I bought the King Size bed blankets, acrylic, for our coolers. Our horses are tall and long, fit them fine. Other horses might need smaller sizes, not as long-geared as ours. They wash like a dream, were quite inexpensive and have held up VERY well for at least 10 years. Wool is great to, just hard to keep nice and not shrink during washing. I NEED to wash ours after about 6 drying sessions, the coolers just STINK. So easy washing is really important to me! The fleeces are really nice, but it seems that EVERYTHING sticks to them, hard to get off. You could make a cooler out of discounted fabric, seam it down the center if not wide enough. If you buy "horse" coolers from a catalog, they do cost more. I figure the $9 price on bed blankets for 5 of them, about equaled what only I could by 2 smaller sized horse coolers for, on sale.

You leave the cooler on and the dampness will evaporate thru the material off the horse. Cooler keeps drafts off him. Our barn closes up fairly draft free, coolers are not for outside wear, horse needs supervision while wearing it. If horse is REALLY soaked, quite cold out, I will double layer 2 coolers on him, remove the top one when the outside looks "foggy", from moisture. Actually is really damp, so I pull that top one off, hang to dry, let horse continue wearing the other, DRY cooler until it also is totally wet on the outside.

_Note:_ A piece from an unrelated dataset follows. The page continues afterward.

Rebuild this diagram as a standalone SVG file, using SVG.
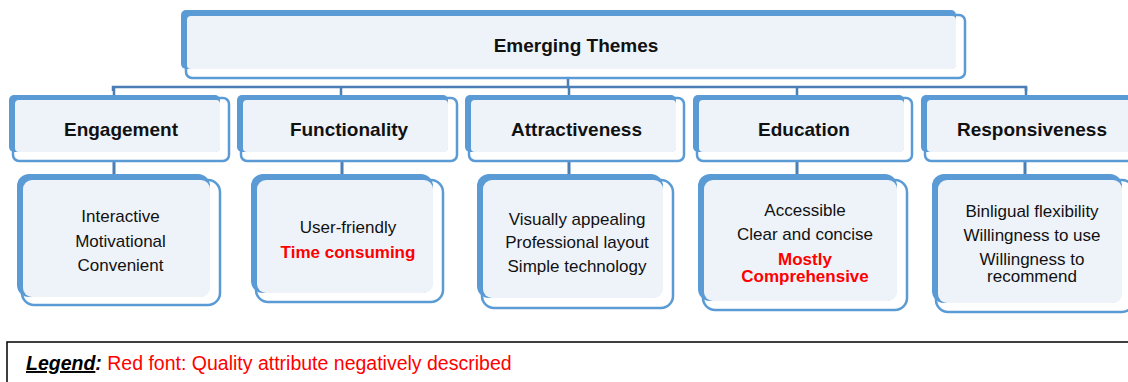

Usually by now, horse is pretty dry at the skin level, his hair is dry as well, so I can remove that cooler and hang it up to dry as well. At that point I usually will brush the horse to break apart any hair that got sweated down, so he is fluffy all over again. If you have an EXTREMELY hairy animal, like some ponies, old horses, a third cooler might be needed to continue pulling off moisture. Most will dry fine with just one cooler if your outside temps aren't below 25F. 

Cooler drying your horse can take an hour or two, so plan on that time before putting him back out in the cold. I don't really want mine damp at all, in temps lower than 25F., going outside. We usually drive in the afternoon, cooler dry them, and by then it is feeding time when everyone comes into the barn for the night anyway. They all get fed, coolers off, and I say "goodnight".

Ours do work up a sweat most drives this time of year, wearing all that hair while working. They get a long warm-up and cool-down time, since we are paved road and have to walk to the dirt road. It helps, just doesn't get they fully dry by the time we get home.

A working horse, in natural hair, is PLENTY able to stay warm in cold weather. You don't usually pile on heavy layers to snow ski, you will overheat doing the exercise. Movement helps keep the horse warm, they put out a TREMENDOUS amount of heat. The standing still time is when they need coverage, after you get home. 

Just because YOU are cold on the carriage or sleigh seat sitting still, doesn't mean the equine is the LEAST bit cold! He is moving, staying warm.


----------